Both awesome and maddening, for it is easy to love it and hate it at the same time. Melancholia is Lars von Trier’s latest avante-garde spectacular inserting naturalistic human behavior into an end of the world scenario. Von Trier’s prologue of awesome poetry and romanticized cataclysm is perceivably Justine’s (Kirsten Dunst) subjective imagination, followed by two divided chapters of a wedding and the days following after. The first half is maddeningly overlong. And because we are uncertain of the context post-prologue of whether the involved people know or don’t know of the encumbering planet named Melancholia, the whole section is diminished of poignancy. As the second half unveils, von Trier grips you with insurmountable dread. This is a film where you might enjoy thinking more about it afterwards than you enjoy watching it, but it is worth the agony.
Unfolding entirely on a vast mansion that recalls the opulent spread in “Last Year at Marienbad” (1961), Dunst and her new husband Michael (Alexander Skarsgard) are the last to arrive at their reception. Justine’s sister is the begrudging Claire (Charlotte Gainsbourg) whose husband John (Kiefer Sutherland) owns the estate and reminds the ungrateful that he funded the wedding. The dysfunctional parents (John Hurt and Charlotte Rampling) trade off in toasts that begin as flattery and end in spitefulness. Justine loses interest in her own wedding and confesses that she is trudging through it.
While mordantly funny passages are found, you nevertheless spend the entire chapter listening closely for characters to acknowledge the stars and to comment on Melancholia. And listening may not be enough, for this is one where you have to be able to read between the lines. Even for a spoiled princess like Justine, knowing that it could be the last wedding you would expect her to seize every moment of this great ritzy party held in her honor. But von Trier is saying something through Justine about melancholy, indifference, and anhedonia (the inability to find enjoyment in anything).
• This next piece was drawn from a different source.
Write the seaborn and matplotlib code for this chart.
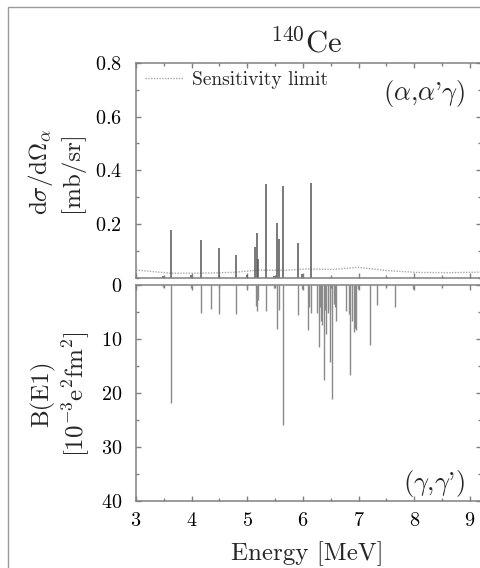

Claire is busy breaking into pieces in the second half, succumbing to irresolute crisis. Thus, the effects of living in fear. But Justine does not show fried nerves at all, and has a beautiful liberating moment to herself (she’s naked under the stars, and von Trier lights her like a painting of a Greek Goddess, Orphelia or Europa namely). So exquisitely laid out and embalmed in reflected light of the stars, it’s surely her defining moment of solace. Claire looks for relief from her husband but his reassuring words dwindle when they should calm. Also beside is her little boy who is at all times obedient, whose sole curiosity is to peer through the telescope aimed at the skies and the looming Melancholia.
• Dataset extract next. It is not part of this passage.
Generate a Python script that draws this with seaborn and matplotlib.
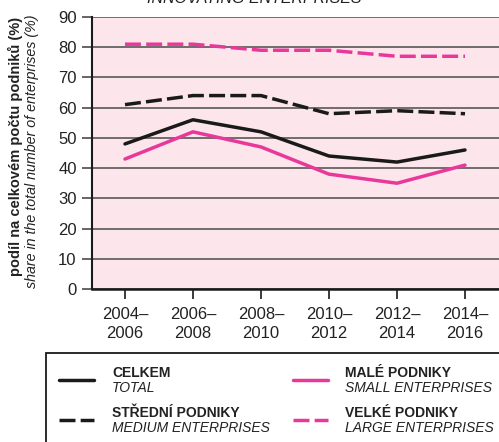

Time and time again, von Trier (“Breaking the Waves,” “Antichrist”) proves himself a powerhouse director that puts you through an emotional grinder. He puts his version of the truth on-screen, which means proliferating characters that are self-centered, petty, desperate, self-alienating and miserly (on the contrary, you can find at times a person virtuous to perfection in a von Trier film). You should be glad that you are not a miser on par with who’s here. And if it were up to you, wouldn’t you hold a loved one’s hand to the end if that was what was asked of you? Anyway, you hold on tight for the end to see what brilliance von Trier will present. He brings forth visual brilliance, and your jaw will drop.
135 Minutes. Rated R.
DRAMA / MIND-BENDER / FOOD FOR THOUGHT MOVIE
Film Cousins: “Testament” (1983); “Children of Men” (2006); “The Road” (2009); “Antichrist” (2009).